(Collected data)
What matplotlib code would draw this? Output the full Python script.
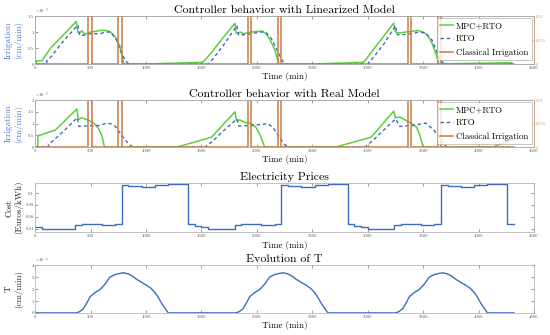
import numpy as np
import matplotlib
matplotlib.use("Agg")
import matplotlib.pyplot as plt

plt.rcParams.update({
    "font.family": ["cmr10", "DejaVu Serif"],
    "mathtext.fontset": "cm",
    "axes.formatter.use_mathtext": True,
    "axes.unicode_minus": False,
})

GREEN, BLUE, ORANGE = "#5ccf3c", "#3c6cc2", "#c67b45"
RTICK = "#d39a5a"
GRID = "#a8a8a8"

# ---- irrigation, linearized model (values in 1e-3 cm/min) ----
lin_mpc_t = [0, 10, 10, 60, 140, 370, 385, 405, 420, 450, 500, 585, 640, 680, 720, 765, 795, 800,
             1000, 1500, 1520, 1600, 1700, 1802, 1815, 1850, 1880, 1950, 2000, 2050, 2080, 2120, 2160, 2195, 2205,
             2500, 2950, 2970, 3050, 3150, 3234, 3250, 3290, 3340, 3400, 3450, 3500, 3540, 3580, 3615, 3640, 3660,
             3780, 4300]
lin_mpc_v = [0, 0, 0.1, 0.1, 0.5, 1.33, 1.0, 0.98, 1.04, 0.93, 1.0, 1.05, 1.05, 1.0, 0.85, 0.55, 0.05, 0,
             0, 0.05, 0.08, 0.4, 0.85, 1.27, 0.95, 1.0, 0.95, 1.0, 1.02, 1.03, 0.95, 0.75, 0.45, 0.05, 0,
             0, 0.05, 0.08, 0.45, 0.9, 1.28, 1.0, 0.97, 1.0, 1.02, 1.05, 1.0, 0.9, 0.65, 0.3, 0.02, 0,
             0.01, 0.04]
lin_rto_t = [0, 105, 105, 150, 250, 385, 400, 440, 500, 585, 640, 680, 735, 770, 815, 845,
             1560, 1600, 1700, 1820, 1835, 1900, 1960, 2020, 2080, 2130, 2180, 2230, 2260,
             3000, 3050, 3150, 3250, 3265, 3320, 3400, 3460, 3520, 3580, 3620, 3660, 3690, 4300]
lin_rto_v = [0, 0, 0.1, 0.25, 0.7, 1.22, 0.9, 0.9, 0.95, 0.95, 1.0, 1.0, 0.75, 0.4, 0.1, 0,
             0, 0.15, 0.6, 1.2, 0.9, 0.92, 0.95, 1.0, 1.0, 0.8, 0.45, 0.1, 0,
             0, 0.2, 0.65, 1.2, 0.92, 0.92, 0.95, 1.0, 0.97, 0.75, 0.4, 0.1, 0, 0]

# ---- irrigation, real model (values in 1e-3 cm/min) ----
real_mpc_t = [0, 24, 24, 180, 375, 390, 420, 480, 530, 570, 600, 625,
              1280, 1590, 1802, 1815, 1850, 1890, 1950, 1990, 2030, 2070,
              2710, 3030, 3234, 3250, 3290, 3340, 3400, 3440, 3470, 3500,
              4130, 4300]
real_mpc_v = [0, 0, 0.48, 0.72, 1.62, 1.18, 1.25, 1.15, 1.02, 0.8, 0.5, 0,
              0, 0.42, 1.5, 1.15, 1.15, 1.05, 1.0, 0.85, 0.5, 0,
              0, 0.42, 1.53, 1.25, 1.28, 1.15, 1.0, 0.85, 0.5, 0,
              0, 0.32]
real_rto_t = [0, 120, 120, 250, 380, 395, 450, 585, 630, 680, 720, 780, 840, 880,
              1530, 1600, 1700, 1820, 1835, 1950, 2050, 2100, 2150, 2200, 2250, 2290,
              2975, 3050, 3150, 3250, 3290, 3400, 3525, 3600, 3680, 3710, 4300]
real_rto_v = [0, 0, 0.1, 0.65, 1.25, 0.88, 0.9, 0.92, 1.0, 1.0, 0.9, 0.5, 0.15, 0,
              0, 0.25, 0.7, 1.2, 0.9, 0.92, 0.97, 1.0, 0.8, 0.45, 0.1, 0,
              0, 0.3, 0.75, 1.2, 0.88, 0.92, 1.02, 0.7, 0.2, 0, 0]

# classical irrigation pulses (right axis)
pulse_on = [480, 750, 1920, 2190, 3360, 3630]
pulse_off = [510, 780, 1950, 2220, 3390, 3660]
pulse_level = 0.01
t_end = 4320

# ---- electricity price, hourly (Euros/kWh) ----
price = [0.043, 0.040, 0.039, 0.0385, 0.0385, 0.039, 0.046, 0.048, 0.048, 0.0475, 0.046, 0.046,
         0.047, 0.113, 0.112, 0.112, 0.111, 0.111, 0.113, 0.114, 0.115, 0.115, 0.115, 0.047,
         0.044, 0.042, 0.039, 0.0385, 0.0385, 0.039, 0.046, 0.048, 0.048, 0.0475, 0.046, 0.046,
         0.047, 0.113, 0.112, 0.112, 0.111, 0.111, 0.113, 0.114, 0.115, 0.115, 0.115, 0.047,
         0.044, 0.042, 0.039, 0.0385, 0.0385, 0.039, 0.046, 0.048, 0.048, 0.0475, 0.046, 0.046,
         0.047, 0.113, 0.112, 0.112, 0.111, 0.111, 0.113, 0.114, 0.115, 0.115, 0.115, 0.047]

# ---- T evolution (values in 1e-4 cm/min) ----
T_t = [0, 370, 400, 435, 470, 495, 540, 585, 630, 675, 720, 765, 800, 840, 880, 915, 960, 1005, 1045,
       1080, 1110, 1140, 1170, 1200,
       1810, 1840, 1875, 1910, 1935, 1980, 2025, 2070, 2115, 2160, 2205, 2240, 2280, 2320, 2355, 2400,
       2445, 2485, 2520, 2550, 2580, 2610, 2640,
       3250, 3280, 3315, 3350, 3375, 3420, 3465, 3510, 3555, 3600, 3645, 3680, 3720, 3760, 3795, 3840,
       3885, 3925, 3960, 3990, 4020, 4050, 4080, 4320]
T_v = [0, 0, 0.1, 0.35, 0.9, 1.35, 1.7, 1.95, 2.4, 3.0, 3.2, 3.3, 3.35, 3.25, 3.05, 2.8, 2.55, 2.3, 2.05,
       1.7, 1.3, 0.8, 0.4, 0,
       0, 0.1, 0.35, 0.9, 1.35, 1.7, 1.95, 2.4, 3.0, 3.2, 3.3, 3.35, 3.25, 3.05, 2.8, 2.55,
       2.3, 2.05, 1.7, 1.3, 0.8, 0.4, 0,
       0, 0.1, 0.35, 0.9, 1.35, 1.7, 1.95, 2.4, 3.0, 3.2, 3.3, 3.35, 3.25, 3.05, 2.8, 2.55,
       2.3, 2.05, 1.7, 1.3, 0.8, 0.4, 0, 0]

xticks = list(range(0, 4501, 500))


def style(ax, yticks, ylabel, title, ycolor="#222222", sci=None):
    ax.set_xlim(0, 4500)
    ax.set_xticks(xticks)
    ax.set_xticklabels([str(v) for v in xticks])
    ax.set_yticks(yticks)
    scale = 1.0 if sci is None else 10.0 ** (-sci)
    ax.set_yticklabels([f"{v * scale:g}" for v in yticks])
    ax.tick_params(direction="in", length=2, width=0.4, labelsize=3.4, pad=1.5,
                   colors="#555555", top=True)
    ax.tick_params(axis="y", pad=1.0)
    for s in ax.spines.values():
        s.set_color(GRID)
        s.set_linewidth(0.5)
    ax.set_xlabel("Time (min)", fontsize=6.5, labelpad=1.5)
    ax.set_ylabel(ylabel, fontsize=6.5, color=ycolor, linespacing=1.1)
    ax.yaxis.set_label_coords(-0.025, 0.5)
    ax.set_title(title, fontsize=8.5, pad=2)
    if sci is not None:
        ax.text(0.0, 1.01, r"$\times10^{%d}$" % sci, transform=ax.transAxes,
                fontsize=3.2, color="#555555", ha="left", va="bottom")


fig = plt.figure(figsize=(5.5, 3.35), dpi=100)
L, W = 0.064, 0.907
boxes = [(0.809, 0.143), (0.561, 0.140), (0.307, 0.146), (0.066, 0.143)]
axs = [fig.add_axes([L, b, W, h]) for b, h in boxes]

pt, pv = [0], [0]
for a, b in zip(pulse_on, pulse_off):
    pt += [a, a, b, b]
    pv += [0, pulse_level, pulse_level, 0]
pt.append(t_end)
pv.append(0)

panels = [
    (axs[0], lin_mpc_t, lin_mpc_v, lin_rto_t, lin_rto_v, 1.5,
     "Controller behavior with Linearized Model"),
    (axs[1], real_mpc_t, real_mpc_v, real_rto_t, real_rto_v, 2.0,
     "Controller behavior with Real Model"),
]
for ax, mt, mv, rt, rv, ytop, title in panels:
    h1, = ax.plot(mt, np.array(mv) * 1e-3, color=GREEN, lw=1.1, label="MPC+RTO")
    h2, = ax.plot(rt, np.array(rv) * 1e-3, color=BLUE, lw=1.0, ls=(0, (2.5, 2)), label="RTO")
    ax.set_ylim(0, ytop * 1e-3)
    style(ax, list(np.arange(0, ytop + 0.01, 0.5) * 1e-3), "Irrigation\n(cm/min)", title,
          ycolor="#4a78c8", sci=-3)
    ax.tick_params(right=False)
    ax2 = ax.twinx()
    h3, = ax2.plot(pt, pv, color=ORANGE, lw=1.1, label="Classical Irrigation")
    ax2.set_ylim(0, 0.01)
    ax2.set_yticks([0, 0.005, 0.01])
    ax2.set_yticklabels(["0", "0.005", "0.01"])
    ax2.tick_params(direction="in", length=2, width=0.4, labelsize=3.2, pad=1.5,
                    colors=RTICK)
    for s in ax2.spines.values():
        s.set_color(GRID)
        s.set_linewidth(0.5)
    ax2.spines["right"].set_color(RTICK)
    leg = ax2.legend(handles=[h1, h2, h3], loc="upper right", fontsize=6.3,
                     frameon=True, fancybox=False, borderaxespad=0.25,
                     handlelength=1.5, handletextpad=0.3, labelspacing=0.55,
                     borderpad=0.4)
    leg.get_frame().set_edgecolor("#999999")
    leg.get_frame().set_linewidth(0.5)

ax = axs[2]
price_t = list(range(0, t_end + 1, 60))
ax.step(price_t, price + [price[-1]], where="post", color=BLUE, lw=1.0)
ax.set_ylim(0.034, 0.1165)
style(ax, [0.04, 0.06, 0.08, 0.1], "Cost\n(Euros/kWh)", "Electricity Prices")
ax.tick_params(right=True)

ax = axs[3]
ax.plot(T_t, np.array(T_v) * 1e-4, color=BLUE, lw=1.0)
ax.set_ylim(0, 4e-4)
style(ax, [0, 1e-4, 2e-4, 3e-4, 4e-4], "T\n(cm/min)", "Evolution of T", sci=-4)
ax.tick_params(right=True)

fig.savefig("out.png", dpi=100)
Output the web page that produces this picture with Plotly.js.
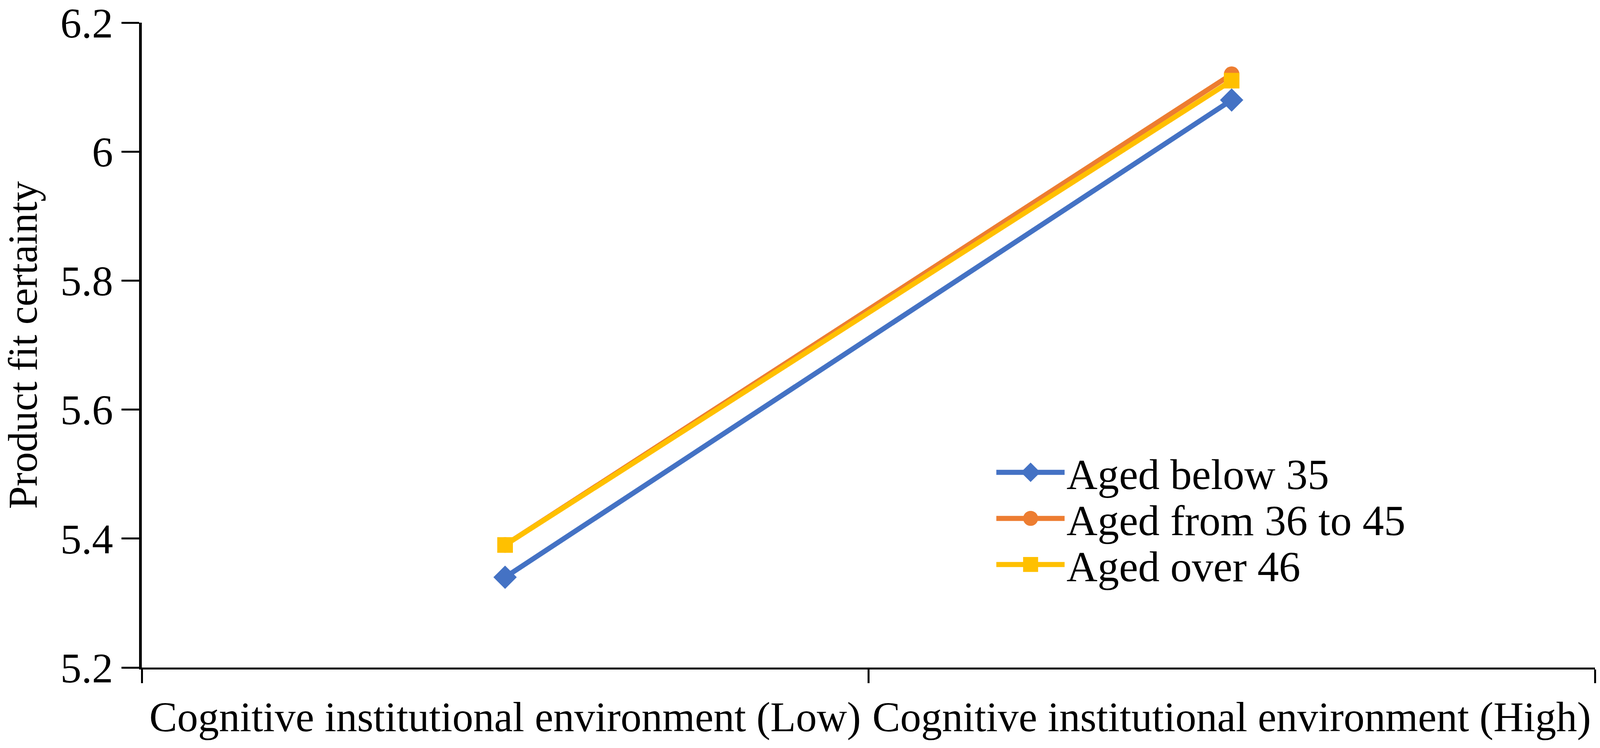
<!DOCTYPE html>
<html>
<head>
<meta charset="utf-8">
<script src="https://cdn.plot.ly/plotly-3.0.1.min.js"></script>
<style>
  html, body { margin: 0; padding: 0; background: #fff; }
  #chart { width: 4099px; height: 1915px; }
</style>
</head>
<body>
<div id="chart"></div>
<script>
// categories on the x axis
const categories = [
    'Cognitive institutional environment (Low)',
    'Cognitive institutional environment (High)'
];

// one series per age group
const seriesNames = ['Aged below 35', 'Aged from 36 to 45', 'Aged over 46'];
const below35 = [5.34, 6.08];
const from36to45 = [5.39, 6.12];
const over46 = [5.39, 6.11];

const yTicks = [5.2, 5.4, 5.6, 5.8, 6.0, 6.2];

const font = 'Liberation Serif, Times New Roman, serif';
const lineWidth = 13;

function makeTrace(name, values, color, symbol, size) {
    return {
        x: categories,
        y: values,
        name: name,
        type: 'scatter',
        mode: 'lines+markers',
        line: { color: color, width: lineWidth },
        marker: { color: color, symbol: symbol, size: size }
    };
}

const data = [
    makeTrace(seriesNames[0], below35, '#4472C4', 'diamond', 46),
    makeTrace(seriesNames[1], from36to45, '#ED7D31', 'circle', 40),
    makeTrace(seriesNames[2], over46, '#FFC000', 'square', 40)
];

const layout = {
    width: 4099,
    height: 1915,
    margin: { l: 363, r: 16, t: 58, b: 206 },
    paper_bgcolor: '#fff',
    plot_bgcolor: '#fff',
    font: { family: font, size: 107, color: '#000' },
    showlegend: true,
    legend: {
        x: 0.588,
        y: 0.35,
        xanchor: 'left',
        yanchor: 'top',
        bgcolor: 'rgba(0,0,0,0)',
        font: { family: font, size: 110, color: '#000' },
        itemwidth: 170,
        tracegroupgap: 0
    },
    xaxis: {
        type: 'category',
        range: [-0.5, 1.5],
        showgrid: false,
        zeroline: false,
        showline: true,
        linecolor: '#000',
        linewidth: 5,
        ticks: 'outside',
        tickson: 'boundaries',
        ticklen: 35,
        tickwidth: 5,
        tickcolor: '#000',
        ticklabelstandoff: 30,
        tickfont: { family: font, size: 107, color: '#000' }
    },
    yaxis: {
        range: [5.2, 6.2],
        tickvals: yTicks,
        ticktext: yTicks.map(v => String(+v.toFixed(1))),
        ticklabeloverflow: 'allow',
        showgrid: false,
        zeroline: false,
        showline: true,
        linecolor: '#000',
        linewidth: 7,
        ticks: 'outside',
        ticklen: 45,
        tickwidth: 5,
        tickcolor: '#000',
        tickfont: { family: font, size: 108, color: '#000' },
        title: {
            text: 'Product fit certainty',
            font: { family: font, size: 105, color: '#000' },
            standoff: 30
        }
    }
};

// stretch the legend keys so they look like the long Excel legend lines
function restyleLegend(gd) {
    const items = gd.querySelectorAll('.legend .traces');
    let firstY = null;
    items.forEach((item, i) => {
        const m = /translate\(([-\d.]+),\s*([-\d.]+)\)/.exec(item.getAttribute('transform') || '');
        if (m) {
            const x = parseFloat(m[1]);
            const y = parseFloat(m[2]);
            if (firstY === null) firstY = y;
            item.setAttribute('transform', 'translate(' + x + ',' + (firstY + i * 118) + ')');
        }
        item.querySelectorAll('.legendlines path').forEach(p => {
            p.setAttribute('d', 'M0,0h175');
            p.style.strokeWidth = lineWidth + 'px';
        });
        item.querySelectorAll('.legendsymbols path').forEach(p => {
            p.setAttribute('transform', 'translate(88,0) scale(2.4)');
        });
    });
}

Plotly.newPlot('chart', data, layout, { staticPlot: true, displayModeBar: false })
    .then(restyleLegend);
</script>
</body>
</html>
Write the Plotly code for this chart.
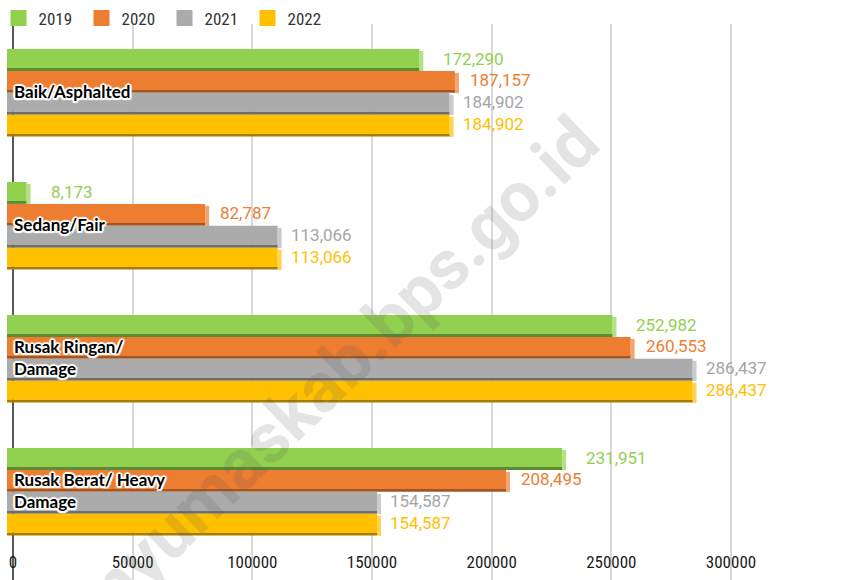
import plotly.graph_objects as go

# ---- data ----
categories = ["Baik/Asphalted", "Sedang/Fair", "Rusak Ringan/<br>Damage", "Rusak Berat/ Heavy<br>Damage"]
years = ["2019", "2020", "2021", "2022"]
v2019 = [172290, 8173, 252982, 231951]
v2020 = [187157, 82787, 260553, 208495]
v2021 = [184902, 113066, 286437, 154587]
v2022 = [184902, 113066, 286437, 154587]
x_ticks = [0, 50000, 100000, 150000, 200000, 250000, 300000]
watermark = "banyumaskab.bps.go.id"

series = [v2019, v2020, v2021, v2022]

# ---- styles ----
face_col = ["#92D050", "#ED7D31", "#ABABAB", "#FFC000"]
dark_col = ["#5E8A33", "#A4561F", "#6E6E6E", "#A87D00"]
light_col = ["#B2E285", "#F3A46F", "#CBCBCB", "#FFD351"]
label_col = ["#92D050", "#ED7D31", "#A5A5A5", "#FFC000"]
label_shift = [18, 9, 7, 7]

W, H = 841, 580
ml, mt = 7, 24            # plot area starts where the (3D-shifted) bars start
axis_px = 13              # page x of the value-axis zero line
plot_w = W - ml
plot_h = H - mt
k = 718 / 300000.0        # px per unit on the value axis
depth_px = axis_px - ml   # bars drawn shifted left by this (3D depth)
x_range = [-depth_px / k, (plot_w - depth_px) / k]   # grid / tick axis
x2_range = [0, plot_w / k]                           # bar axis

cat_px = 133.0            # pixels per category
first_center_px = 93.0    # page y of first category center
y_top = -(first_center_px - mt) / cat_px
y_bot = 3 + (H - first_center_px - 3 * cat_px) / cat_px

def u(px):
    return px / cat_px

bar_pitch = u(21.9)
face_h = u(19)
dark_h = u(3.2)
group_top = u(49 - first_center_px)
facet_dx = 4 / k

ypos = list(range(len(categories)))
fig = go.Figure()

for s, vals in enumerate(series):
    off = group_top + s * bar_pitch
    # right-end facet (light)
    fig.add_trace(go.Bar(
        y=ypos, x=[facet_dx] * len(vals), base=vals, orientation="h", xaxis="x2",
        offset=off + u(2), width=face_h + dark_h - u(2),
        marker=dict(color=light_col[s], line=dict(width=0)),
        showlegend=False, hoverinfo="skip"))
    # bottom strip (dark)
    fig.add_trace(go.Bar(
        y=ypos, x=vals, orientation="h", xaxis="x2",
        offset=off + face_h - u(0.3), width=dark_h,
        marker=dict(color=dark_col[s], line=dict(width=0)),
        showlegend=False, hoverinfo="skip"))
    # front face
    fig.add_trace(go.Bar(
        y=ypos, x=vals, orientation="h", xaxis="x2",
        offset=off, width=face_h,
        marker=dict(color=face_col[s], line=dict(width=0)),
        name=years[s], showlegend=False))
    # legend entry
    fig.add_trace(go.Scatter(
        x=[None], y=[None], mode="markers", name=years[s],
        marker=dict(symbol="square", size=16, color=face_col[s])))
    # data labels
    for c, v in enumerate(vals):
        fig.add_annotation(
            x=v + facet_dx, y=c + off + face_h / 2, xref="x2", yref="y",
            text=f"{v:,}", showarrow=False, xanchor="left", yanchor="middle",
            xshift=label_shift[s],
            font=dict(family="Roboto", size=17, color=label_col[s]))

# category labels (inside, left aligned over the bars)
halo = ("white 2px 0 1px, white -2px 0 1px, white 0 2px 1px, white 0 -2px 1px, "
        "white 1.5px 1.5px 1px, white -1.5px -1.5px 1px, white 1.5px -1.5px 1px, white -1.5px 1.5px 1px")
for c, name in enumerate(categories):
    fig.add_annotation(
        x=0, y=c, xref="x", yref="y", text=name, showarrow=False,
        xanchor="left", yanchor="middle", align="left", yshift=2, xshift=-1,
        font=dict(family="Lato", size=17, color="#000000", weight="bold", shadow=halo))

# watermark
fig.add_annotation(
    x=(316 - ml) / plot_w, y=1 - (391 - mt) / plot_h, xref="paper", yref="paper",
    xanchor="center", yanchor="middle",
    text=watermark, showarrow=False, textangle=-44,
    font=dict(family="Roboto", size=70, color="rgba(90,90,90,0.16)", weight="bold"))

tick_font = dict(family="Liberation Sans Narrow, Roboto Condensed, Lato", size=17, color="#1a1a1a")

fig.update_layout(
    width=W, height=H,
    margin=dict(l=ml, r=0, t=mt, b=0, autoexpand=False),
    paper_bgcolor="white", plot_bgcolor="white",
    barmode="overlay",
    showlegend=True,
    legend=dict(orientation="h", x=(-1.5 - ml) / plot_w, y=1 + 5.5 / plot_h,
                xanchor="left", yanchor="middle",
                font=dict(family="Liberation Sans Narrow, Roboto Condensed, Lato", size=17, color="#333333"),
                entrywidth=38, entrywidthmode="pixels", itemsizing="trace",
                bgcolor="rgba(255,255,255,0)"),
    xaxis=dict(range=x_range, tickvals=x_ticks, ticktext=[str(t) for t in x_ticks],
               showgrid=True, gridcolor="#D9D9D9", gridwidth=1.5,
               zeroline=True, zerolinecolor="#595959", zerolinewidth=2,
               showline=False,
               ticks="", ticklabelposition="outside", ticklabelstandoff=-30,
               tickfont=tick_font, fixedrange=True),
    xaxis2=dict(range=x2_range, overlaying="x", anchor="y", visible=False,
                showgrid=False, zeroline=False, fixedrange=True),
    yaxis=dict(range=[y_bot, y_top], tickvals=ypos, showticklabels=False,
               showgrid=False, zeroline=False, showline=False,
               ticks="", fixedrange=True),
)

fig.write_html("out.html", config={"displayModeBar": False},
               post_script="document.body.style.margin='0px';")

### Set problem
Pictures excluded, repeat exactly the lines from the top of the material through the line with "import matplotlib.pyplot as plt", including both of those lines.

### Correct output
What matplotlib code would draw this? Output the full Python script.
import numpy as np
import matplotlib
matplotlib.use("Agg")
import matplotlib.pyplot as plt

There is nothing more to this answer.